The students discussed the thinking behind their poems, with one boy declaring himself a skeptic who, although he believed we’d never have peace, had turned in a poem simply to satisfy the homework assignment because he felt that war was inevitable due to human nature, and “once it breaks containment, it goes viral.” His remarks unleashed several responses. One girl gently but firmly commented that he was “so right and so wrong,” emphasizing that while bad is contagious, good is contagious as well and can overtake the bad in life. Interestingly, this boy had written a strong, positive poem so I suspect his cloak of avowed skepticism actually enfolds a hopeful soul with contrarian instincts and critical thinking skills.
Miriam, my fellow volunteer, offered her very personal take on peace by recalling her childhood in Shanghai when it was under Japanese occupation. She was approximately the same age as the students at that time, and one girl in particular was transfixed by Miriam’s recollections because of a book the student had read involving a Shanghai child.

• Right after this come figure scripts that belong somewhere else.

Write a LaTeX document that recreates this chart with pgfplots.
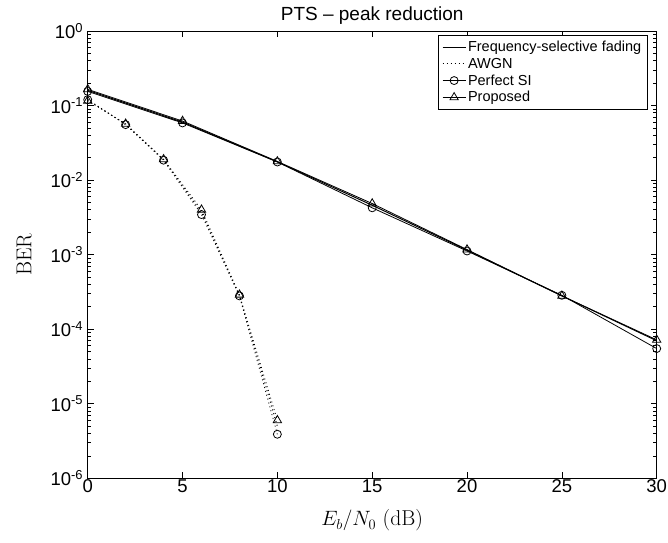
\documentclass[border=0pt]{standalone}
\usepackage{fontspec}
\newfontfamily\arial{Liberation Sans}
\usepackage{pgfplots}
\pgfplotsset{compat=1.18}

% Fading channel: theory, perfect SI, proposed
\pgfplotstableread{
snr   theory    perfect   proposed
0     0.160     0.155     0.165
5     0.0600    0.0585    0.0620
10    0.0176    0.0175    0.0178
15    0.00460   0.00425   0.00485
20    0.00115   0.00112   0.00117
25    0.000280  0.000285  0.000280
30    0.0000700 0.0000550 0.0000720
}\fading

% AWGN channel: theory, perfect SI, proposed
\pgfplotstableread{
snr   theory    perfect   proposed
0     0.120     0.120     0.116
2     0.0560    0.0555    0.0570
4     0.0188    0.0185    0.0190
6     0.00370   0.00345   0.00400
8     0.000282  0.000280  0.000290
10    0.0000050 0.0000039 0.0000060
}\awgn

\begin{document}
\begin{tikzpicture}
\begin{axis}[
  name=ax,
  scale only axis,
  width=569pt, height=447.3pt,
  xmin=0, xmax=30,
  ymin=1e-6, ymax=1,
  ymode=log,
  axis line style={line width=0.8pt},
  every tick/.style={black, line width=0.6pt},
  tick align=inside,
  major tick length=6pt,
  minor tick length=3.5pt,
  xtick={0,5,10,15,20,25,30},
  xticklabels={0,5,10,15,20,25,30},
  ytick={1e-6,1e-5,1e-4,1e-3,1e-2,1e-1,1},
  yticklabels={10\textsuperscript{-6},10\textsuperscript{-5},10\textsuperscript{-4},
               10\textsuperscript{-3},10\textsuperscript{-2},10\textsuperscript{-1},
               10\textsuperscript{0}},
  tick label style={font=\arial\fontsize{18.5}{20}\selectfont},
  xticklabel style={yshift=2pt},
  yticklabel style={xshift=-1pt},
  title={PTS \textendash{} peak reduction},
  title style={font=\arial\fontsize{19}{21}\selectfont, yshift=-3pt},
  xlabel={$E_b/N_0$ (dB)},
  ylabel={BER},
  label style={font=\fontsize{21.5}{23}\selectfont},
  xlabel style={yshift=-10pt},
  ylabel style={yshift=12pt},
  legend style={at={(0.984,0.991)}, anchor=north east,
    font=\arial\fontsize{14.5}{16}\selectfont,
    draw=black, line width=0.6pt, inner sep=4pt, row sep=0.8pt,
    cells={anchor=west}},
  legend image code/.code={%
    \draw[mark repeat=2, mark phase=2] plot coordinates {(0cm,0cm) (0.4cm,0cm) (0.8cm,0cm)};},
]
\addplot[black, line width=1pt] table[x=snr, y=theory] {\fading};
\addlegendentry{Frequency-selective fading}
\addplot[black, line width=1pt, dash pattern=on 1pt off 3pt] table[x=snr, y=theory] {\awgn};
\addlegendentry{AWGN}
\addplot[black, line width=0.8pt, mark=o, mark size=4pt] table[x=snr, y=perfect] {\fading};
\addlegendentry{Perfect SI}
\addplot[black, line width=0.8pt, mark=triangle, mark size=4.8pt] table[x=snr, y=proposed] {\fading};
\addlegendentry{Proposed}
\addplot[black, line width=0.8pt, dash pattern=on 1pt off 3pt, mark=o, mark size=4pt,
  mark options={solid}, forget plot] table[x=snr, y=perfect] {\awgn};
\addplot[black, line width=0.8pt, dash pattern=on 1pt off 3pt, mark=triangle, mark size=4.8pt,
  mark options={solid}, forget plot] table[x=snr, y=proposed] {\awgn};
\end{axis}
\pgfresetboundingbox
\path ([xshift=-87.7pt, yshift=-63.7pt]ax.south west) rectangle ([xshift=11.3pt, yshift=31pt]ax.north east);
\end{tikzpicture}
\end{document}
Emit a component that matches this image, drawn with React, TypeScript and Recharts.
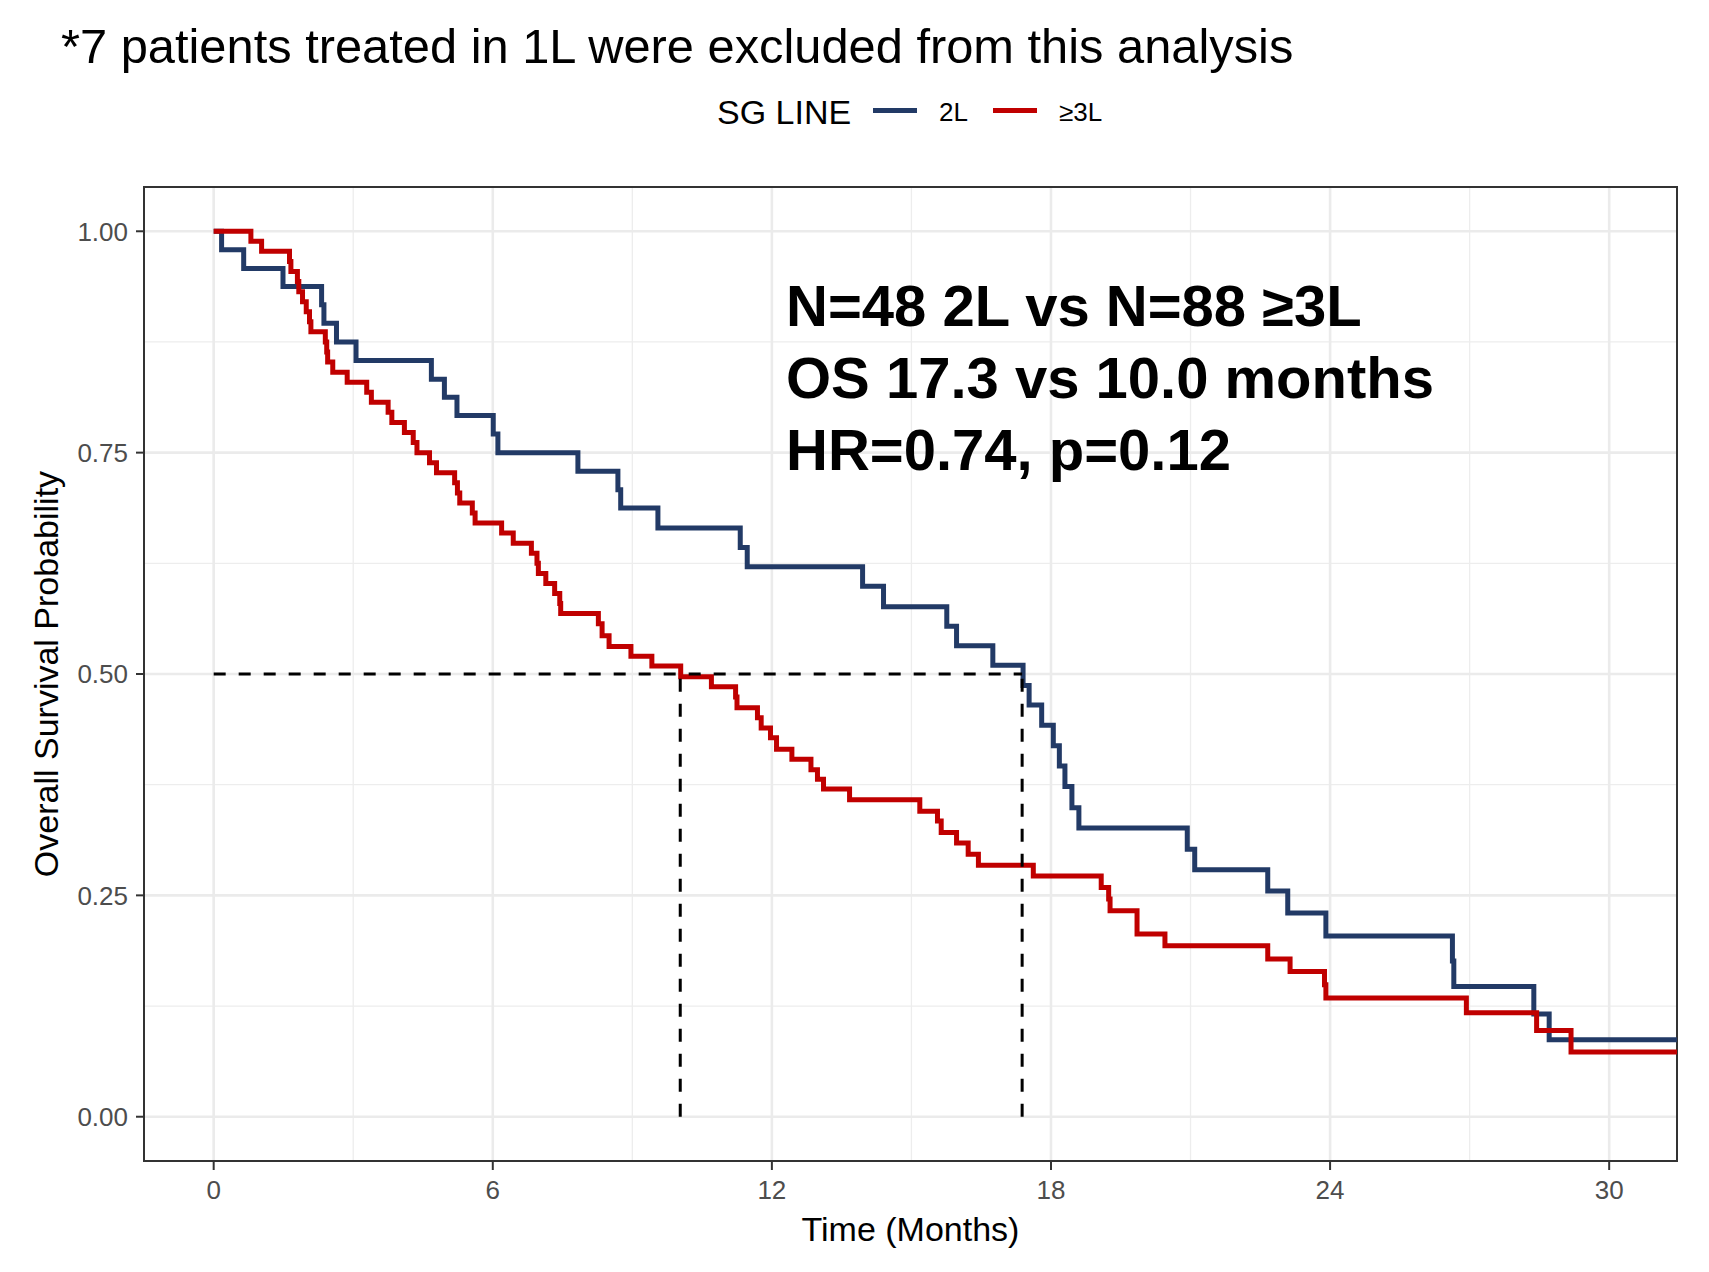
import React from "react";
import { LineChart, Line, XAxis, YAxis, CartesianGrid, ReferenceLine, ReferenceArea } from "recharts";

// ── Data ──────────────────────────────────────────────────

// 2L arm (N=48): Kaplan-Meier steps
const twoLTimes = [
  0, 0.17, 0.645, 1.49, 2.32, 2.37, 2.64, 3.06, 4.68, 4.96, 5.23, 6.01, 6.11, 7.83, 8.69, 8.75,
  9.55, 11.32, 11.47, 13.95, 14.4, 15.76, 15.97, 16.75, 17.4, 17.53, 17.8, 18.05, 18.18, 18.3,
  18.45, 18.6, 20.93, 21.09, 22.66, 23.09, 23.91, 26.63, 26.66, 28.38, 28.71, 31.46,
];
const twoLSurv = [
  1, 0.979, 0.958, 0.9375, 0.917, 0.896, 0.875, 0.854, 0.833, 0.8125, 0.792, 0.771, 0.75, 0.729,
  0.708, 0.6875, 0.665, 0.643, 0.621, 0.599, 0.576, 0.554, 0.532, 0.51, 0.487, 0.465, 0.442, 0.419,
  0.396, 0.373, 0.349, 0.326, 0.302, 0.279, 0.255, 0.23, 0.204, 0.176, 0.147, 0.116, 0.087, 0.087,
];

// ≥3L arm (N=88)
const threeLTimes = [
  0, 0.8, 1.03, 1.63, 1.66, 1.8, 1.83, 1.91, 1.99, 2.06, 2.09, 2.4, 2.43, 2.45, 2.56, 2.87, 3.29,
  3.39, 3.75, 3.83, 4.1, 4.29, 4.37, 4.64, 4.79, 5.18, 5.24, 5.29, 5.56, 5.62, 6.19, 6.44, 6.83,
  6.95, 6.98, 7.14, 7.33, 7.44, 7.46, 8.27, 8.35, 8.5, 8.97, 9.42, 10.04, 10.7, 11.22, 11.25,
  11.69, 11.77, 11.97, 12.1, 12.43, 12.84, 12.98, 13.11, 13.67, 15.18, 15.56, 15.64, 15.97, 16.22,
  16.44, 17.62, 19.08, 19.24, 19.27, 19.85, 20.45, 22.66, 23.14, 23.88, 23.91, 26.93, 28.44, 29.18,
  31.46,
];
const threeLSurv = [
  1, 0.9886, 0.9773, 0.9659, 0.9545, 0.9432, 0.9318, 0.9205, 0.9091, 0.8977, 0.8864, 0.875,
  0.8636, 0.8523, 0.8409, 0.8295, 0.8182, 0.8068, 0.7955, 0.7841, 0.7727, 0.7614, 0.75, 0.7386,
  0.7273, 0.7159, 0.7045, 0.6932, 0.6818, 0.6705, 0.6591, 0.6477, 0.6364, 0.625, 0.6136, 0.6023,
  0.5909, 0.5795, 0.5682, 0.5568, 0.5432, 0.531, 0.52, 0.509, 0.497, 0.4855, 0.474, 0.462, 0.4506,
  0.439, 0.428, 0.415, 0.4036, 0.392, 0.381, 0.37, 0.358, 0.345, 0.334, 0.321, 0.309, 0.2965, 0.284,
  0.272, 0.259, 0.246, 0.2326, 0.2063, 0.193, 0.178, 0.164, 0.149, 0.134, 0.1173, 0.0973, 0.073,
  0.073,
];

const xTicks = [0, 6, 12, 18, 24, 30];
const xMinor = [3, 9, 15, 21, 27];
const yTicks = [0, 0.25, 0.5, 0.75, 1];
const yMinor = [0.125, 0.375, 0.625, 0.875];

const medianTimes = [10.03, 17.38];
const medianSurv = 0.5;

const seriesNames = ["2L", "≥3L"];
const seriesColors = ["#223A66", "#C00000"];
const annotationLines = ["N=48 2L vs N=88 ≥3L", "OS 17.3 vs 10.0 months", "HR=0.74, p=0.12"];

const X_DOMAIN: [number, number] = [-1.498, 31.458];
const Y_DOMAIN: [number, number] = [-0.05, 1.05];

// ── Helpers ───────────────────────────────────────────────

const buildSteps = (times: number[], surv: number[]) =>
  times.map((t, i) => ({ time: t, surv: surv[i] }));

const twoLData = buildSteps(twoLTimes, twoLSurv);
const threeLData = buildSteps(threeLTimes, threeLSurv);

const FONT = '"Liberation Sans", Arial, Helvetica, sans-serif';

const styles: Record<string, React.CSSProperties> = {
  page: { position: "absolute", left: 0, top: 0, width: 1709, height: 1272, background: "#fff", fontFamily: FONT },
  subtitle: { position: "absolute", left: 61, top: 22, fontSize: 48.8, lineHeight: "48px", color: "#000", whiteSpace: "nowrap" },
  legendTitle: { position: "absolute", left: 717, top: 95, fontSize: 34, lineHeight: "34px", color: "#000", whiteSpace: "nowrap" },
  legendLabel: { position: "absolute", top: 99, fontSize: 26, lineHeight: "26px", color: "#000", whiteSpace: "nowrap" },
  annotation: { position: "absolute", left: 786, top: 270, fontSize: 58, lineHeight: "72px", fontWeight: 700, color: "#000", whiteSpace: "nowrap" },
  yTitle: {
    position: "absolute",
    left: 46 - 300,
    top: 674 - 17,
    width: 600,
    height: 34,
    fontSize: 34,
    lineHeight: "34px",
    textAlign: "center",
    color: "#000",
    whiteSpace: "nowrap",
    transform: "rotate(-90deg)",
    transformOrigin: "50% 50%",
  },
};

const tickStyle = { fontSize: 26, fill: "#4D4D4D", fontFamily: FONT };

// ── Component ─────────────────────────────────────────────

export default function App() {
  const seriesData = [twoLData, threeLData];
  const keyLeft = [873, 993];
  const labelLeft = [939, 1059];

  return (
    <div style={styles.page}>
      <div style={styles.subtitle}>*7 patients treated in 1L were excluded from this analysis</div>

      {/* legend */}
      <div style={styles.legendTitle}>SG LINE</div>
      {seriesNames.map((name, i) => (
        <React.Fragment key={name}>
          <div
            style={{ position: "absolute", left: keyLeft[i], top: 108, width: 44, height: 5, background: seriesColors[i] }}
          />
          <div style={{ ...styles.legendLabel, left: labelLeft[i] }}>{name}</div>
        </React.Fragment>
      ))}

      <LineChart width={1709} height={1272} margin={{ top: 187, right: 32, bottom: 51, left: 44 }}>
        <CartesianGrid verticalValues={xMinor} horizontalValues={yMinor} stroke="#EDEDED" strokeWidth={1.3} />
        <CartesianGrid verticalValues={xTicks} horizontalValues={yTicks} stroke="#EBEBEB" strokeWidth={2.6} />
        <XAxis
          dataKey="time"
          type="number"
          domain={X_DOMAIN}
          allowDataOverflow
          ticks={xTicks}
          height={60}
          axisLine={false}
          tickLine={{ stroke: "#333333", strokeWidth: 2 }}
          tickSize={9}
          tickMargin={11}
          tick={tickStyle}
          label={{
            value: "Time (Months)",
            position: "insideBottom",
            offset: -20,
            style: { fontSize: 34, fill: "#000", fontFamily: FONT },
          }}
        />
        <YAxis
          type="number"
          domain={Y_DOMAIN}
          allowDataOverflow
          ticks={yTicks}
          width={100}
          axisLine={false}
          tickLine={{ stroke: "#333333", strokeWidth: 2 }}
          tickSize={8}
          tickMargin={8}
          tick={tickStyle}
          tickFormatter={(v: number) => v.toFixed(2)}
        />
        {seriesNames.map((name, i) => (
          <Line
            key={name}
            data={seriesData[i]}
            dataKey="surv"
            name={name}
            type="stepAfter"
            stroke={seriesColors[i]}
            strokeWidth={5}
            dot={false}
            activeDot={false}
            isAnimationActive={false}
          />
        ))}
        <ReferenceLine
          segment={[
            { x: 0, y: medianSurv },
            { x: medianTimes[1], y: medianSurv },
          ]}
          stroke="#000"
          strokeWidth={3}
          strokeDasharray="12 13"
        />
        {medianTimes.map((t) => (
          <ReferenceLine
            key={t}
            segment={[
              { x: t, y: 0 },
              { x: t, y: medianSurv },
            ]}
            stroke="#000"
            strokeWidth={3}
            strokeDasharray="13 12"
          />
        ))}
        <ReferenceArea
          x1={X_DOMAIN[0]}
          x2={X_DOMAIN[1]}
          y1={Y_DOMAIN[0]}
          y2={Y_DOMAIN[1]}
          fill="none"
          fillOpacity={0}
          stroke="#333333"
          strokeWidth={2}
          ifOverflow="visible"
        />
      </LineChart>

      <div style={styles.yTitle}>Overall Survival Probability</div>

      <div style={styles.annotation}>
        {annotationLines.map((line) => (
          <div key={line}>{line}</div>
        ))}
      </div>
    </div>
  );
}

As our session neared its end I could feel my teeth grinding in frustration, knowing there were so many facets we could have explored if we’d just had more time. Then I remembered a quote by Henry David Thoreau: “Time is like a handful of sand. The tighter you grasp it, the faster it runs through your fingers.” Maybe rather than fretting about how quickly the hour was zooming by, I should focus on simply enjoying the zoom. Hmmm . . . whatever lessons the students were learning, I guess I was tucking away something of value as well: Be here now, be in the moment.
We concluded by reading Mother Teresa’s Anyway Poem which entreated us, despite whatever obstacles we encounter from others, to give the world the best we’ve got. That led to our assignment for our final meeting back at the senior center on March 6, to write an advice poem that reflects on all of the topics we’ve covered in our sessions this year: kindness, moral courage, citizenship and peace.
That is going to be SOME session and I plan to savor, minus regrets and with a great deal of appreciation, every marvelous moment of the zoom.